HILDEGARD VON BINGEN
“A alma é uma sinfonia.”
Hildegard von Bingen
A leitura da história da música e dos compositores me deixa intrigada. Tantas intérpretes e quase nenhuma referência quanto às compositoras. Um vazio feminino no universo divino da padroeira Santa Cecília. Longe dos verbetes, descubro o nome de Hildegard von Bingen, monja beneditina que viveu no século XII, compositora que fez mais de setenta sinfonias e que achava que a música era uma forma de readquirir a divindade perdida quando Adão saiu do Paraíso.
Encontro num sebo o livro Hildegard de Bingen (A consciência inspirada do século XII), de Régine Pernoud, e empreendo uma longa viagem no tempo, às sombras da Idade Média, período das cruzadas, para encontrar a primeira grande compositora de música. No claustro, o encontro com a voz libertadora. Na contemporaneidade, o resgate de sua obra por Christopher Page.
Décima filha de uma família nobre, Hildegard foi para o mosteiro dúplice Disibodenberg para ter educação religiosa com oito anos. Monja beneditina teve sempre sua vida marcada pelas horas nonásticas e pelos cantos em louvor a Deus.
Tornou-se abadessa e teve a vida marcada por visões, ouvia a voz divina e desenhava mandalas com as imagens: um homem no centro do globo (mundo), espelhos, asas, muros... As mensagens que a visionária recebia não eram guardadas no claustro, Hildegard as escrevia em livros e fazia pregações e sermões públicos.
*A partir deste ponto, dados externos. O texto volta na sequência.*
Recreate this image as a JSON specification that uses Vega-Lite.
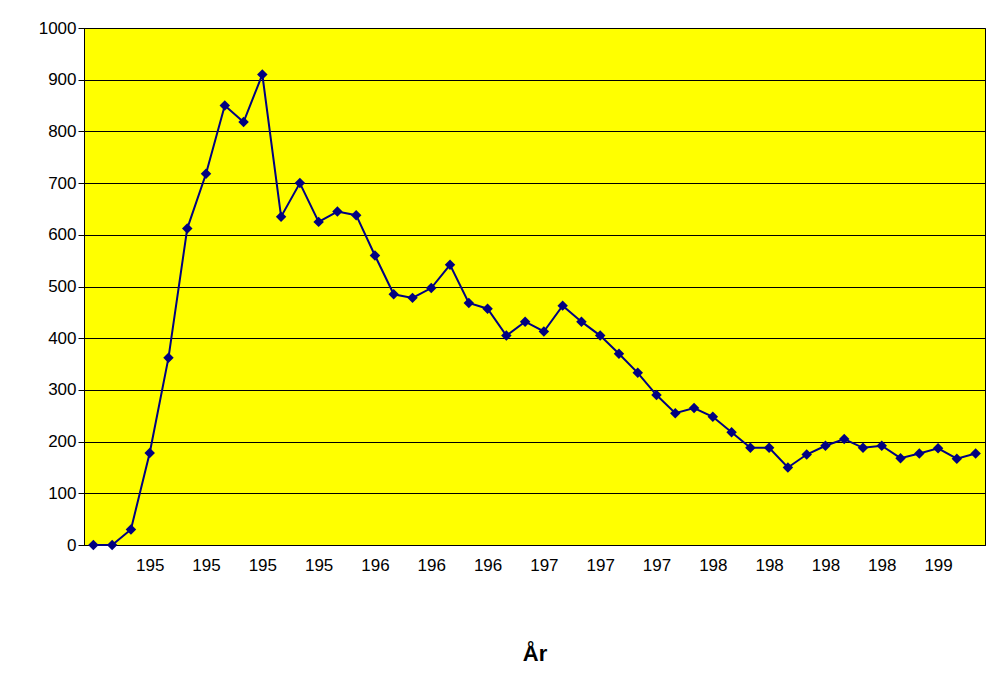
{
  "$schema": "https://vega.github.io/schema/vega-lite/v6.json",
  "width": 901,
  "height": 517,
  "autosize": "none",
  "padding": {"left": 84, "top": 28, "right": 14, "bottom": 133},
  "background": "white",
  "config": {"view": {"fill": "#FFFF00", "stroke": "black", "strokeWidth": 1}, "font": "Arial"},
  "data": {"values": [
    {"year": 1947, "v": 0}, {"year": 1948, "v": 0}, {"year": 1949, "v": 30}, {"year": 1950, "v": 178},
    {"year": 1951, "v": 362}, {"year": 1952, "v": 612}, {"year": 1953, "v": 718}, {"year": 1954, "v": 850},
    {"year": 1955, "v": 818}, {"year": 1956, "v": 910}, {"year": 1957, "v": 635}, {"year": 1958, "v": 700},
    {"year": 1959, "v": 625}, {"year": 1960, "v": 645}, {"year": 1961, "v": 638}, {"year": 1962, "v": 560},
    {"year": 1963, "v": 485}, {"year": 1964, "v": 478}, {"year": 1965, "v": 497}, {"year": 1966, "v": 542},
    {"year": 1967, "v": 468}, {"year": 1968, "v": 457}, {"year": 1969, "v": 405}, {"year": 1970, "v": 432},
    {"year": 1971, "v": 413}, {"year": 1972, "v": 463}, {"year": 1973, "v": 432}, {"year": 1974, "v": 405},
    {"year": 1975, "v": 370}, {"year": 1976, "v": 333}, {"year": 1977, "v": 290}, {"year": 1978, "v": 255},
    {"year": 1979, "v": 265}, {"year": 1980, "v": 248}, {"year": 1981, "v": 218}, {"year": 1982, "v": 188},
    {"year": 1983, "v": 188}, {"year": 1984, "v": 150}, {"year": 1985, "v": 175}, {"year": 1986, "v": 192},
    {"year": 1987, "v": 205}, {"year": 1988, "v": 188}, {"year": 1989, "v": 192}, {"year": 1990, "v": 168},
    {"year": 1991, "v": 177}, {"year": 1992, "v": 187}, {"year": 1993, "v": 167}, {"year": 1994, "v": 177}
  ]},
  "encoding": {
    "x": {"field": "year", "type": "ordinal", "scale": {"paddingInner": 0, "paddingOuter": 0},
      "axis": {"title": "År", "titleFontSize": 22, "titleFontWeight": "bold", "titlePadding": 70,
        "labelAngle": 0, "labelFontSize": 17, "labelColor": "black", "labelPadding": 12, "labelOverlap": false,
        "labelExpr": "(datum.value - 1947) % 3 == 0 && datum.value > 1947 ? substring(datum.label, 0, 3) : ''",
        "ticks": false, "domainColor": "black", "grid": false}},
    "y": {"field": "v", "type": "quantitative", "scale": {"domain": [0, 1000]},
      "axis": {"title": null, "format": "d", "labelOverlap": false, "values": [0,100,200,300,400,500,600,700,800,900,1000],
        "labelFontSize": 17, "labelColor": "black", "grid": true, "gridColor": "black", "gridOpacity": 1,
        "domainColor": "black", "tickColor": "black", "tickSize": 6}}
  },
  "layer": [
    {"mark": {"type": "line", "color": "#000080", "strokeWidth": 2}},
    {"mark": {"type": "point", "shape": "diamond", "filled": true, "color": "#000080", "size": 110, "opacity": 1}}
  ]
}
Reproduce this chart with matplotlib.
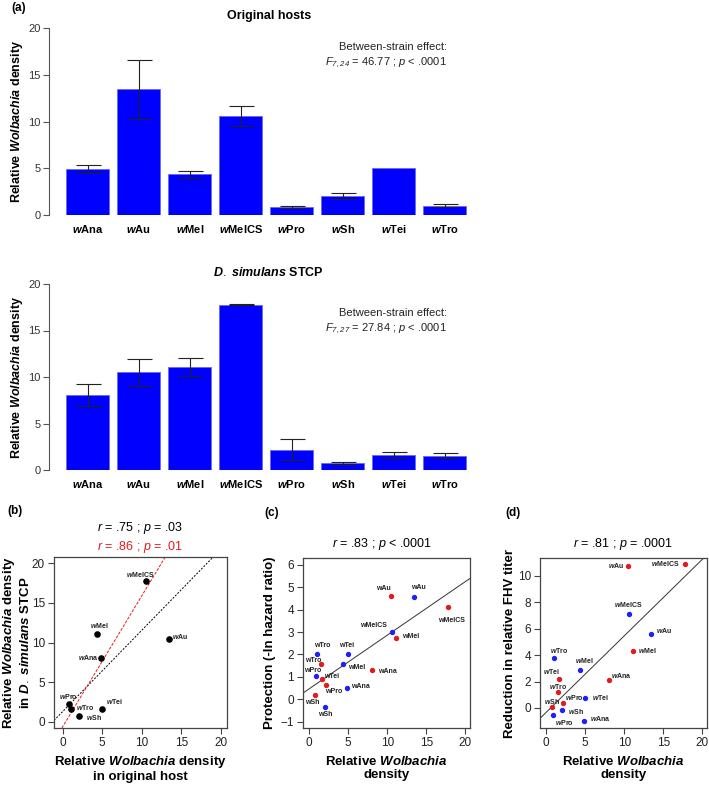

A última visão do livro Scivias, escrita como peça teatral ou ópera, inspirou a obra musical Ordo Virtutum, onde as virtudes são personificadas e sofrem ataques dos demônios.
“Assim, o homem é o fecho das maravilhas de Deus.”
Hildegard denunciava a corrupção da Igreja, os falsos padres, a luxúria, os surgimento de novas seitas no cristianismo que enfatizavam o dualismo e o maniqueísmo, a riqueza ostensiva do clero. Suas palavras despertaram paixões e polêmicas por toda a Europa, com sua concepção inovadora da relação do homem com o cosmo e do papel da mulher com plena participação na vida do Espírito.
Não foi apenas na música e na teologia que a abadessa Hildegard von Bingen se destacou. A monja escreveu dois trabalhos sobre medicina, mostrando um vasto conhecimento sobre plantas medicinais. Os livros que escreveu são os mais conhecidos tratados sobre medicina no ocidente durante o século XII. Uma de suas grandes preocupações clínicas era a cura da melancolia que perigosamente solapava a “viridez”.
Os últimos anos de sua vida foram marcados por um incidente trágico. O enterro de um revolucionário que havia sido excomungado gerou a interdição do mosteiro Rupertsberg e a proibição de celebrar os cânticos de louvor divino. O arcebispado de Mayence impôs que o defunto fosse desenterrado, mas a abadessa Hildeberg von Bingen, após ter uma visão, recusou-se a cumprir a ordem, pois afirmava que o morto havia morrido em plena comunhão com Deus e que havia recebido todos os sacramentos.
Durante a interdição do mosteiro, Hildegard von Bingen escreveu uma carta aos prelados com a história reconstituída do enterro realizado sem contradição com todos os sacramentos, a descrição de sua visão e um grande elogio à música.
“O corpo, com efeito, é vestimenta da alma que tem uma voz viva, e é por isso que é conveniente que o corpo cante com a alma, pela voz dela, os louvores a Deus. Do que resulta que o espírito profético ordene expressamente que Deus seja louvado pela alegria dos címbalos e por outros instrumentos de música que sábios e estudiosos inventaram, pois todas as artes úteis e indispensáveis aos homens provêm desse sopro de espírito que Deus insuflou no corpo do homem; e é por isso que é justo que todo o tempo eles louvem a Deus. E, posto que o homem ao ouvir certos cantos às vezes suspira e freqüentemente geme, recordando a natureza da harmonia celeste em sua alma, o profeta, considerando e conhecendo a natureza do espírito – posto que a alma é de natureza sinfônica -, exorta-nosno slado que cantamos com a cítara e salmodiamos com o desacordo.”
Hildegard von Bingen é o exemplo de uma grande mulher que compõe, com o tempo e os contextos históricos, a narrativa sublime da humanidade.